* START *

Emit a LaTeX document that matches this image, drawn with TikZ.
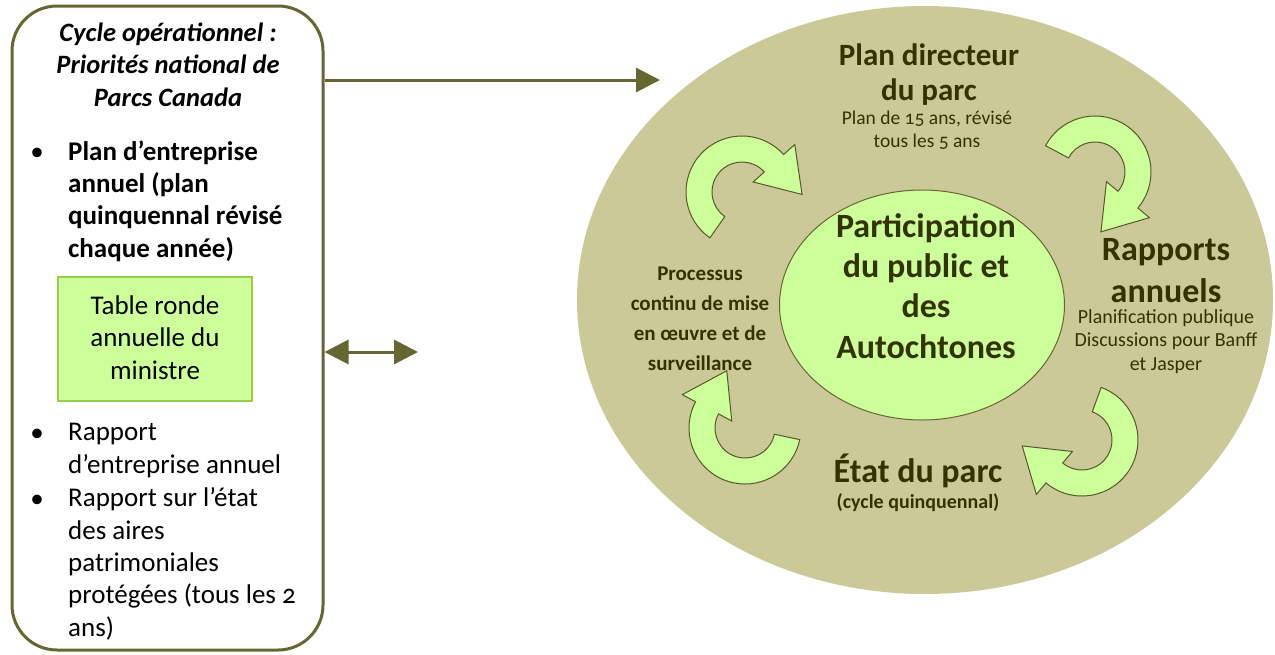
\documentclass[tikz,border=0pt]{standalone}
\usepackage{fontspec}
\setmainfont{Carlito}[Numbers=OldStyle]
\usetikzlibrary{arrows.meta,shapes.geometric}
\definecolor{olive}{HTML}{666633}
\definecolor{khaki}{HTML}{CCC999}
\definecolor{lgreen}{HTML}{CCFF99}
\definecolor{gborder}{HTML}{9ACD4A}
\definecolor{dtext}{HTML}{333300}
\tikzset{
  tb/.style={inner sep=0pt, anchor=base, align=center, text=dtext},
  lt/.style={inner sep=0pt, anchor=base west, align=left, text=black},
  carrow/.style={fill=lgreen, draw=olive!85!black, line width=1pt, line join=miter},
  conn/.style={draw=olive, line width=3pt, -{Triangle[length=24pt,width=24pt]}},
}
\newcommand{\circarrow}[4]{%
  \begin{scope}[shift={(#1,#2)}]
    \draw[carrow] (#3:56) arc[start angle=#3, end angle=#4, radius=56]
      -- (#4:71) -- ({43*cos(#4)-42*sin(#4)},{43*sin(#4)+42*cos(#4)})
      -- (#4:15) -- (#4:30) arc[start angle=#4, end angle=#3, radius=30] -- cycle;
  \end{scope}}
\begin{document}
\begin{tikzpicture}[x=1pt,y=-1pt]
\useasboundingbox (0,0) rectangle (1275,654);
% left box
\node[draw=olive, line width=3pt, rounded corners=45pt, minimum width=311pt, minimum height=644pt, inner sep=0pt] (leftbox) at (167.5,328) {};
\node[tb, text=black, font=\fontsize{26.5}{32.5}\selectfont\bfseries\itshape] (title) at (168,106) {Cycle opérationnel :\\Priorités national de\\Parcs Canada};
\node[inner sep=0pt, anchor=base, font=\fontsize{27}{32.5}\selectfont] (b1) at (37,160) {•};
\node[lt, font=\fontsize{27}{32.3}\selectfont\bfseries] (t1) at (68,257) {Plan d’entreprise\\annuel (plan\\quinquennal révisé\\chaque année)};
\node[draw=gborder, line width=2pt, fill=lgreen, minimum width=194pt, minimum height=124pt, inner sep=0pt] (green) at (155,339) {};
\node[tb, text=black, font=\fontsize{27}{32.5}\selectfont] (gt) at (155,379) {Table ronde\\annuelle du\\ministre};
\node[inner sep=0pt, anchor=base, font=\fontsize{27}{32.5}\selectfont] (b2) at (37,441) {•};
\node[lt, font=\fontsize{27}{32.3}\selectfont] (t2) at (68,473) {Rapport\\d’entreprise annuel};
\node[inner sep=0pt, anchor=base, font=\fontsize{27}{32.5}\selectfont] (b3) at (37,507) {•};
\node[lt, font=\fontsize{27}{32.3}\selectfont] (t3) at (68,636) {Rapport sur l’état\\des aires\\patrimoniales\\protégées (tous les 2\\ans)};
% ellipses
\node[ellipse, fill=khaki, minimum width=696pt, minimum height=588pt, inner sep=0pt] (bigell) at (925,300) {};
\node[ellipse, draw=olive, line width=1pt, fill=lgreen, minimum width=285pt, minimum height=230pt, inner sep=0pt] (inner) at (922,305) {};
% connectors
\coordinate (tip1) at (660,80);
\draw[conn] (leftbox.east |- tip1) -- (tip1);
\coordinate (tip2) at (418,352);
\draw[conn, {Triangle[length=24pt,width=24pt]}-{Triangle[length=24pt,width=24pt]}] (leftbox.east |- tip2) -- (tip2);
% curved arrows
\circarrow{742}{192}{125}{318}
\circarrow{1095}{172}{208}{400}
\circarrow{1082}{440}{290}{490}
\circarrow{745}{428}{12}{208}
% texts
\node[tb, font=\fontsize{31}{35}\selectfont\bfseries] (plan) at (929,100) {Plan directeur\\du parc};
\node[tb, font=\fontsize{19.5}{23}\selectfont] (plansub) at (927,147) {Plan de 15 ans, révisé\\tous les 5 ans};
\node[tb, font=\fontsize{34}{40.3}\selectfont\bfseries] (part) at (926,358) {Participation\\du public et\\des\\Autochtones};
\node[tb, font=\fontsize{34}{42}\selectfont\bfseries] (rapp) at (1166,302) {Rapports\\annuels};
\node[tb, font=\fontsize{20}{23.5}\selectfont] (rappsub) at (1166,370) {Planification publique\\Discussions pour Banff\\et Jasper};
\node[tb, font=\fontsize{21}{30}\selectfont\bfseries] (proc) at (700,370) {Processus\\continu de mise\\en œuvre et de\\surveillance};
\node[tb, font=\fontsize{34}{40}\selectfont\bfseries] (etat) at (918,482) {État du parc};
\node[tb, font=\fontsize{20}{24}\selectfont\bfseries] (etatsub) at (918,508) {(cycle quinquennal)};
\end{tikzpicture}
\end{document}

* END *

#### Problem to solve
Reproduce the material word for word. Any pictures should be left out of the copy.

#### Task solution
Emit a LaTeX document that matches this image, drawn with TikZ.
\documentclass[tikz,border=0pt]{standalone}
\usepackage{fontspec}
\setmainfont{Carlito}[Numbers=OldStyle]
\usetikzlibrary{arrows.meta,shapes.geometric}
\definecolor{olive}{HTML}{666633}
\definecolor{khaki}{HTML}{CCC999}
\definecolor{lgreen}{HTML}{CCFF99}
\definecolor{gborder}{HTML}{9ACD4A}
\definecolor{dtext}{HTML}{333300}
\tikzset{
  tb/.style={inner sep=0pt, anchor=base, align=center, text=dtext},
  lt/.style={inner sep=0pt, anchor=base west, align=left, text=black},
  carrow/.style={fill=lgreen, draw=olive!85!black, line width=1pt, line join=miter},
  conn/.style={draw=olive, line width=3pt, -{Triangle[length=24pt,width=24pt]}},
}
\newcommand{\circarrow}[4]{%
  \begin{scope}[shift={(#1,#2)}]
    \draw[carrow] (#3:56) arc[start angle=#3, end angle=#4, radius=56]
      -- (#4:71) -- ({43*cos(#4)-42*sin(#4)},{43*sin(#4)+42*cos(#4)})
      -- (#4:15) -- (#4:30) arc[start angle=#4, end angle=#3, radius=30] -- cycle;
  \end{scope}}
\begin{document}
\begin{tikzpicture}[x=1pt,y=-1pt]
\useasboundingbox (0,0) rectangle (1275,654);
% left box
\node[draw=olive, line width=3pt, rounded corners=45pt, minimum width=311pt, minimum height=644pt, inner sep=0pt] (leftbox) at (167.5,328) {};
\node[tb, text=black, font=\fontsize{26.5}{32.5}\selectfont\bfseries\itshape] (title) at (168,106) {Cycle opérationnel :\\Priorités national de\\Parcs Canada};
\node[inner sep=0pt, anchor=base, font=\fontsize{27}{32.5}\selectfont] (b1) at (37,160) {•};
\node[lt, font=\fontsize{27}{32.3}\selectfont\bfseries] (t1) at (68,257) {Plan d’entreprise\\annuel (plan\\quinquennal révisé\\chaque année)};
\node[draw=gborder, line width=2pt, fill=lgreen, minimum width=194pt, minimum height=124pt, inner sep=0pt] (green) at (155,339) {};
\node[tb, text=black, font=\fontsize{27}{32.5}\selectfont] (gt) at (155,379) {Table ronde\\annuelle du\\ministre};
\node[inner sep=0pt, anchor=base, font=\fontsize{27}{32.5}\selectfont] (b2) at (37,441) {•};
\node[lt, font=\fontsize{27}{32.3}\selectfont] (t2) at (68,473) {Rapport\\d’entreprise annuel};
\node[inner sep=0pt, anchor=base, font=\fontsize{27}{32.5}\selectfont] (b3) at (37,507) {•};
\node[lt, font=\fontsize{27}{32.3}\selectfont] (t3) at (68,636) {Rapport sur l’état\\des aires\\patrimoniales\\protégées (tous les 2\\ans)};
% ellipses
\node[ellipse, fill=khaki, minimum width=696pt, minimum height=588pt, inner sep=0pt] (bigell) at (925,300) {};
\node[ellipse, draw=olive, line width=1pt, fill=lgreen, minimum width=285pt, minimum height=230pt, inner sep=0pt] (inner) at (922,305) {};
% connectors
\coordinate (tip1) at (660,80);
\draw[conn] (leftbox.east |- tip1) -- (tip1);
\coordinate (tip2) at (418,352);
\draw[conn, {Triangle[length=24pt,width=24pt]}-{Triangle[length=24pt,width=24pt]}] (leftbox.east |- tip2) -- (tip2);
% curved arrows
\circarrow{742}{192}{125}{318}
\circarrow{1095}{172}{208}{400}
\circarrow{1082}{440}{290}{490}
\circarrow{745}{428}{12}{208}
% texts
\node[tb, font=\fontsize{31}{35}\selectfont\bfseries] (plan) at (929,100) {Plan directeur\\du parc};
\node[tb, font=\fontsize{19.5}{23}\selectfont] (plansub) at (927,147) {Plan de 15 ans, révisé\\tous les 5 ans};
\node[tb, font=\fontsize{34}{40.3}\selectfont\bfseries] (part) at (926,358) {Participation\\du public et\\des\\Autochtones};
\node[tb, font=\fontsize{34}{42}\selectfont\bfseries] (rapp) at (1166,302) {Rapports\\annuels};
\node[tb, font=\fontsize{20}{23.5}\selectfont] (rappsub) at (1166,370) {Planification publique\\Discussions pour Banff\\et Jasper};
\node[tb, font=\fontsize{21}{30}\selectfont\bfseries] (proc) at (700,370) {Processus\\continu de mise\\en œuvre et de\\surveillance};
\node[tb, font=\fontsize{34}{40}\selectfont\bfseries] (etat) at (918,482) {État du parc};
\node[tb, font=\fontsize{20}{24}\selectfont\bfseries] (etatsub) at (918,508) {(cycle quinquennal)};
\end{tikzpicture}
\end{document}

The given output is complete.